I am very grateful to my noble friend Lord Cavendish with his wisdom on localism and the need for strong local authorities with expertise. We want to see more of that. If we are going to go for northern powerhouses we need northern powerful and intelligent regulation and administration in local government, and that must come back in a way we have not seen before.
I thank the noble Lord, Lord Stoneham, who made interesting points about ownership. I am not sure I agree with him about it not mattering. It was Anthony Crosland’s idea that it did not matter. He told the old Socialist Party that you should not have to nationalise everything. In the end it does matter. If you do not think about who owns and organises and competes in the great resources of this economy, disasters follow. I thank the noble Lord, Lord Stevenson, for pointing out that, of course, in the end the Government always do have a role, particularly in all the vital services and where the investor will not invest. Where it is too long-term, as we have seen—we mentioned nuclear power—Governments have to step in. It is as simple as that. They become political decisions. The taxpayer and the consumer will have to be ordered to pay up if an investor is not willing to do so.

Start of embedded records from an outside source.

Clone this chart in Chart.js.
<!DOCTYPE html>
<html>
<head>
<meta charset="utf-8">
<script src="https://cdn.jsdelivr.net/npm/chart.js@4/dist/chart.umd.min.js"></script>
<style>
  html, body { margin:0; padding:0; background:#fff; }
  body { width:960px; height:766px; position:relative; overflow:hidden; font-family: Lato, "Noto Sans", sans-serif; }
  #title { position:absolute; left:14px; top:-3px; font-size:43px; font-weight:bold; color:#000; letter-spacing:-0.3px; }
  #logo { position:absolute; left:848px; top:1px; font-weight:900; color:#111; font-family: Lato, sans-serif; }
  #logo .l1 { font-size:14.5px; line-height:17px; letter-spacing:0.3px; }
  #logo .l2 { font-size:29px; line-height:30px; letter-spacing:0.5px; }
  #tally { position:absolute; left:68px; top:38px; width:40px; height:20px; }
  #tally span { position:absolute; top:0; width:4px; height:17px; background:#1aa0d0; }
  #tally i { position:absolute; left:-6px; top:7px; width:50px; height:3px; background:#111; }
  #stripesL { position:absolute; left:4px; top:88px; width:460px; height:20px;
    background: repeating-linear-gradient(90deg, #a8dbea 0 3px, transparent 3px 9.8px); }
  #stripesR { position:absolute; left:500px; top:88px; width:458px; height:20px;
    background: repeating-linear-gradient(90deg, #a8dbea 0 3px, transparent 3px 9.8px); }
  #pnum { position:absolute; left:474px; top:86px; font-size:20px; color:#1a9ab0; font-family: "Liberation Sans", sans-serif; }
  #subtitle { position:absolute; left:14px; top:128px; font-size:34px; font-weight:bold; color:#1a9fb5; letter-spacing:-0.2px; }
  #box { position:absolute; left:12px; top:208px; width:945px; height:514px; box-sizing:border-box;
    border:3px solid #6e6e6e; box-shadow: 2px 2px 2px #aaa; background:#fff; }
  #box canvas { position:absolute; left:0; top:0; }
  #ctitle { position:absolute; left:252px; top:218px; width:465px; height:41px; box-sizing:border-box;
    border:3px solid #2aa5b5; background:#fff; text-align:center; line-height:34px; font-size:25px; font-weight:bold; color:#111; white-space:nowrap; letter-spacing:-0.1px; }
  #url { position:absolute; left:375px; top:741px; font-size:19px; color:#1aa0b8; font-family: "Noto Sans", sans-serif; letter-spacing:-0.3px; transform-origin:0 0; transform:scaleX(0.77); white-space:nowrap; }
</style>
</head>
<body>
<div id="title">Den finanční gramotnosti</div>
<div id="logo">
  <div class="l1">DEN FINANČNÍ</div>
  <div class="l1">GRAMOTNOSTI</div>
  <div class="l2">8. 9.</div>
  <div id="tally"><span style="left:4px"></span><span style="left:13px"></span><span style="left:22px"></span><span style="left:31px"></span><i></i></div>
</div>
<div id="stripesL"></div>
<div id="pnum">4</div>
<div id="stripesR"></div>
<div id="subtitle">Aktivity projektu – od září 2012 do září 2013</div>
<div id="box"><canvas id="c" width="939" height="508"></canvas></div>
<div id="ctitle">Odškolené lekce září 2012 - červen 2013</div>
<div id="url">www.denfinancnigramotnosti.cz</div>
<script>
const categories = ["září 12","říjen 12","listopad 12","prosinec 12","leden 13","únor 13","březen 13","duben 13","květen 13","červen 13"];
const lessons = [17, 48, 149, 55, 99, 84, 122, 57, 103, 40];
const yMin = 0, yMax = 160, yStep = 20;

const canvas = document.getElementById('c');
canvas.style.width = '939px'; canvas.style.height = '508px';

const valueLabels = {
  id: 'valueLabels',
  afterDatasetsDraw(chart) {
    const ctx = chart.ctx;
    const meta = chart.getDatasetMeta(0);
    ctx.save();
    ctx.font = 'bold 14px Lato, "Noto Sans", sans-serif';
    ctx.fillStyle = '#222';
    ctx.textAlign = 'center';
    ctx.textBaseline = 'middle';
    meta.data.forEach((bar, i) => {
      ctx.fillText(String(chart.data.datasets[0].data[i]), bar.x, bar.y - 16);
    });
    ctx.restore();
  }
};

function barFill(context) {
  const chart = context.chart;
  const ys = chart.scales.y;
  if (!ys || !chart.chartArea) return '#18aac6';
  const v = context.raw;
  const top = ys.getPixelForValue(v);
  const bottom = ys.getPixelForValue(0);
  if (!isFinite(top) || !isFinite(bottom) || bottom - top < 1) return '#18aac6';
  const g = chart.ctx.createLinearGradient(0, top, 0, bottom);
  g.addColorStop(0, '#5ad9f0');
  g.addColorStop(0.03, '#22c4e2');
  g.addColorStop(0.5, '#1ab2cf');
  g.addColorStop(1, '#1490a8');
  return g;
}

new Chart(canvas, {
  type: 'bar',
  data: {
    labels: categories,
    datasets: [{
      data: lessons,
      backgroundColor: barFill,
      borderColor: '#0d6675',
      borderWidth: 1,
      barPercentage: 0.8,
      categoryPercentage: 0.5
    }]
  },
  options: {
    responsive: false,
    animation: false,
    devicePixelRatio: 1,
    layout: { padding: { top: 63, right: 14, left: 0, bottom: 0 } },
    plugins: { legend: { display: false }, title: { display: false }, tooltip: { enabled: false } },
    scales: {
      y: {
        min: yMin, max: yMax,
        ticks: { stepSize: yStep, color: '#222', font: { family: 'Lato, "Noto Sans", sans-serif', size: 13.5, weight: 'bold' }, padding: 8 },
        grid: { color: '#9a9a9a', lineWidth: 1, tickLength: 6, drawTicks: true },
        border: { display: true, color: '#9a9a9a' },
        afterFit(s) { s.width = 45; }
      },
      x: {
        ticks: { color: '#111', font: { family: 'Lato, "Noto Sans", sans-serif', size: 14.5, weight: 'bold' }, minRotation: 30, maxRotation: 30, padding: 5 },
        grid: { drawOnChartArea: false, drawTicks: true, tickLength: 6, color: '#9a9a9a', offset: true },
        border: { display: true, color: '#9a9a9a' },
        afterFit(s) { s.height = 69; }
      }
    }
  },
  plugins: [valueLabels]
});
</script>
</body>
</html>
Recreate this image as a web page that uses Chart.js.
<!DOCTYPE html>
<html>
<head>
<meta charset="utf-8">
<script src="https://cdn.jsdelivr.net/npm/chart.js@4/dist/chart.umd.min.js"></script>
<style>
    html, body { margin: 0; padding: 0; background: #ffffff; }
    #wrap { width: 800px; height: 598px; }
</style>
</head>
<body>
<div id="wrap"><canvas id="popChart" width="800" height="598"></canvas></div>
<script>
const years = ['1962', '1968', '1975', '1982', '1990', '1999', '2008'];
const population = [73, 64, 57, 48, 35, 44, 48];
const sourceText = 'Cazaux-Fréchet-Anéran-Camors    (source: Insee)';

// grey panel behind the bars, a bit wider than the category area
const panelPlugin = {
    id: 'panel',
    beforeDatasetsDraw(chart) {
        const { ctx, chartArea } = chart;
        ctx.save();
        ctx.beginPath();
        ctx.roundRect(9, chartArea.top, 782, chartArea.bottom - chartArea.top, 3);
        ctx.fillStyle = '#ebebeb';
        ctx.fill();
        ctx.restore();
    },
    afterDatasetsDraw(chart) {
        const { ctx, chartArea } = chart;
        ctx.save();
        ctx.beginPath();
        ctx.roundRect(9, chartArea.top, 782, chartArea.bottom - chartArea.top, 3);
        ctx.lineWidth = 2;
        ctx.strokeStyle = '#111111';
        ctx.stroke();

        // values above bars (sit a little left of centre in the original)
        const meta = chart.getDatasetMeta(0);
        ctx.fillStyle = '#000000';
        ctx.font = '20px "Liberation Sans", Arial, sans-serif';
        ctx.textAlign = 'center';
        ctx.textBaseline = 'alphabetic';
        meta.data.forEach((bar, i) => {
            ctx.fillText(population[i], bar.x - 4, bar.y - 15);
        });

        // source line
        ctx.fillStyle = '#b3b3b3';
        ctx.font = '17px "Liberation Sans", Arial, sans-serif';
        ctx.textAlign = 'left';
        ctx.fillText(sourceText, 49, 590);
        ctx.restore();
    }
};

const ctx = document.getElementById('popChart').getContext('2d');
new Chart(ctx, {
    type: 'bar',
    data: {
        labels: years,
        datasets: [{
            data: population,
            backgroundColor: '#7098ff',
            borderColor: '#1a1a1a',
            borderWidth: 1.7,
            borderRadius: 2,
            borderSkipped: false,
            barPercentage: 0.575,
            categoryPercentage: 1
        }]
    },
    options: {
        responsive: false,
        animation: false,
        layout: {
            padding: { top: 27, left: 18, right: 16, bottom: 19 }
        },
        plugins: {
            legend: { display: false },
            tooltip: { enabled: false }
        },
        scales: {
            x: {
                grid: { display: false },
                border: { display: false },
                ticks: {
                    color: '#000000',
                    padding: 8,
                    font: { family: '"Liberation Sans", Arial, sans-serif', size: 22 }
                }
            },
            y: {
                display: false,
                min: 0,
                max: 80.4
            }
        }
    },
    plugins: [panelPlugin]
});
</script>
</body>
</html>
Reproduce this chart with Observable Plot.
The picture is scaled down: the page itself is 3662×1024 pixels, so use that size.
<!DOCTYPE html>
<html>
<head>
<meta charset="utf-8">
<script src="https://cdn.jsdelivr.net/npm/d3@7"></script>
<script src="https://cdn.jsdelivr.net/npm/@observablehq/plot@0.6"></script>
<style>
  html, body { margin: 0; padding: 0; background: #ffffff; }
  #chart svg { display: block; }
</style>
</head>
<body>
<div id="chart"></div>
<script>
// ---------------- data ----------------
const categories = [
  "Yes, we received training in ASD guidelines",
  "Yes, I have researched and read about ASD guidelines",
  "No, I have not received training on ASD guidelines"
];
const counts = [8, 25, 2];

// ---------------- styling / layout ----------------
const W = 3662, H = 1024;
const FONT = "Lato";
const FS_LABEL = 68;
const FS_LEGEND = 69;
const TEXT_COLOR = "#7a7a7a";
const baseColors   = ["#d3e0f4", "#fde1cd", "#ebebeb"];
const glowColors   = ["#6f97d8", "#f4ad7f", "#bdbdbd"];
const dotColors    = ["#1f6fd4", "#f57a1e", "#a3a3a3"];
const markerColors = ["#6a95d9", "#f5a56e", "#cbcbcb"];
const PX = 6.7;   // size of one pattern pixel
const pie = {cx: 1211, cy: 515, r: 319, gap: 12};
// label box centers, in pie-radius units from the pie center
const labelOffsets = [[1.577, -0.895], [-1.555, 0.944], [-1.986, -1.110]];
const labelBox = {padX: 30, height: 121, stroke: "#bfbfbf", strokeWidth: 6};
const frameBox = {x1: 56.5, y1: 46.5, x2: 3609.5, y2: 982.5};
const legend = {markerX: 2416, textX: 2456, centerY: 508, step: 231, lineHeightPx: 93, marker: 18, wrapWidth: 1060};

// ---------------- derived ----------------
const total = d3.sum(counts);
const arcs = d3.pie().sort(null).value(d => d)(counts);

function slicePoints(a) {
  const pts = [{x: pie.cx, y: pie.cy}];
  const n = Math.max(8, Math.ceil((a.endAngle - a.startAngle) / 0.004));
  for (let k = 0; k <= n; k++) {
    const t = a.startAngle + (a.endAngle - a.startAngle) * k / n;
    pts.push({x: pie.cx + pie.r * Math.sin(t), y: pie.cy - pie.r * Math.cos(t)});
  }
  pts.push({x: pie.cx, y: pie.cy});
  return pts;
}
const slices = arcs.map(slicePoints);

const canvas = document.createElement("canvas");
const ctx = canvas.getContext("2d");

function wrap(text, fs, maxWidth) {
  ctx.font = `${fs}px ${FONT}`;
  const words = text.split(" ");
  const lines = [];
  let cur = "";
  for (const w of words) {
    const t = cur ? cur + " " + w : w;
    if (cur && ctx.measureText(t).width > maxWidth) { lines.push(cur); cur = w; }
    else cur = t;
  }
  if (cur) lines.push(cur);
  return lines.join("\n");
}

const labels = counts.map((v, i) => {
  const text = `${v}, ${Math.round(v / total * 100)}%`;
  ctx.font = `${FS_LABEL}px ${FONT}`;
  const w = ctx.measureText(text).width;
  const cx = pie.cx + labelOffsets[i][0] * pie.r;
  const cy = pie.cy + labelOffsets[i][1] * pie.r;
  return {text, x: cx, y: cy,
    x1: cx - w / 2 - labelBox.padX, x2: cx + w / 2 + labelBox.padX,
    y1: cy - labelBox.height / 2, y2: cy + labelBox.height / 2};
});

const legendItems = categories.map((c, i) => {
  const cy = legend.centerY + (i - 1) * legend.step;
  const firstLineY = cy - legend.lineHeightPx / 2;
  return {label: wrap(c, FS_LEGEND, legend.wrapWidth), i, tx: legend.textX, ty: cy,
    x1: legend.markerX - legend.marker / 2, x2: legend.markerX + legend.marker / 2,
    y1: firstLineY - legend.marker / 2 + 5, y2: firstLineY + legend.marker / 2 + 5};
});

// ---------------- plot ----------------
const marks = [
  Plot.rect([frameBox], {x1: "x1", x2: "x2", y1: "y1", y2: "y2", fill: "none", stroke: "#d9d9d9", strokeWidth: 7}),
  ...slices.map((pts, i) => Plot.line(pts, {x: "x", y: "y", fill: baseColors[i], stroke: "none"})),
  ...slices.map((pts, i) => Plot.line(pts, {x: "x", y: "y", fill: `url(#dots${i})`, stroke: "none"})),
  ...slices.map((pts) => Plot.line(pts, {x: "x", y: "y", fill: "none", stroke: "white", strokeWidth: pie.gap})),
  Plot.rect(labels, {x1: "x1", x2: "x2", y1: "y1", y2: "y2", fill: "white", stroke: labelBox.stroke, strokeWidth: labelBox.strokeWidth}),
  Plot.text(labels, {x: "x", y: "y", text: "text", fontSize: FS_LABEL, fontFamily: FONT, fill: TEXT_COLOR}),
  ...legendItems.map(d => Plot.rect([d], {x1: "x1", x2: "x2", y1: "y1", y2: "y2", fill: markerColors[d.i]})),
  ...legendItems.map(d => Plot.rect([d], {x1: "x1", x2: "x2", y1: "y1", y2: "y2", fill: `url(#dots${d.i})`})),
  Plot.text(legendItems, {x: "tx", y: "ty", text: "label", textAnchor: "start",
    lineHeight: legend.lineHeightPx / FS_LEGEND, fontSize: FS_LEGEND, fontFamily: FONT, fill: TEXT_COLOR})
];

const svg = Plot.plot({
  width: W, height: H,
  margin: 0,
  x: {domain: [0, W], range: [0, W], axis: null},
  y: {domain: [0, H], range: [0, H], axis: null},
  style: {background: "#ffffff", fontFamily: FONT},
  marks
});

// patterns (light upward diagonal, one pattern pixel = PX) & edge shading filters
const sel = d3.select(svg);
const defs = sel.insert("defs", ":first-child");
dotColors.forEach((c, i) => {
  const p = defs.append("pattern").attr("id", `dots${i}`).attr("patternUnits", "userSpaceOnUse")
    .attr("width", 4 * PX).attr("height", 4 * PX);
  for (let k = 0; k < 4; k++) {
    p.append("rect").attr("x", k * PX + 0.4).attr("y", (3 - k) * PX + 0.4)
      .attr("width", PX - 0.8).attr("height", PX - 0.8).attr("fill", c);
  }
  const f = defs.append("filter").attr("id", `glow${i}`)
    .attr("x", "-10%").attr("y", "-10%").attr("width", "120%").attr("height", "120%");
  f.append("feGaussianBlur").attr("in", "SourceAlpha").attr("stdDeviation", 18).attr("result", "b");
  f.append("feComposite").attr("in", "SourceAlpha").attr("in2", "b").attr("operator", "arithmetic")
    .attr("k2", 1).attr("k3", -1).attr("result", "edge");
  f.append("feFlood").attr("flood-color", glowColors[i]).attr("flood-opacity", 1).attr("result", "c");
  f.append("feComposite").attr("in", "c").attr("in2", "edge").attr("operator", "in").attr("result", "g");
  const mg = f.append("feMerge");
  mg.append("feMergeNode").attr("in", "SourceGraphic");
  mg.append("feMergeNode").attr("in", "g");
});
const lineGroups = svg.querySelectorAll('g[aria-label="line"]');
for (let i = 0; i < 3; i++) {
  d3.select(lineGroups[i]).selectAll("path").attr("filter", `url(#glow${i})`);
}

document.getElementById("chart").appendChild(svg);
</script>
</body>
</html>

My only disappointment, if I may end on this note, is that there was no further comment on wider ownership and some attempt to calm down and overcome the eternal alleged ideological battle between capital and labour which has gone on for most of my lifetime. I believed in the 1970s and I believe even more strongly today that, where wealth is being created, resources must be spread so that everyone in the community who wishes to be involved—there are always some who reject participating—benefits from the growth of wealth and resources in the economy. To put it in crude terms, where there is butter it must be spread to all corners of the toast. I think that is the answer to past battles. If all share in prosperity then all will feel that they have a stake and will contribute. That must be the ideal not only of one-nation Conservatives but of the social democrat Labour Party as I have worked with it and understood it in the past and, indeed, the Liberal Democrats as well.
I thank again your Lordships for a very interesting passing comment, in a way, on the storms outside. Let us hope that we continue to be an oasis of stability, quietness, calmness and common sense in a very difficult and chaotic world.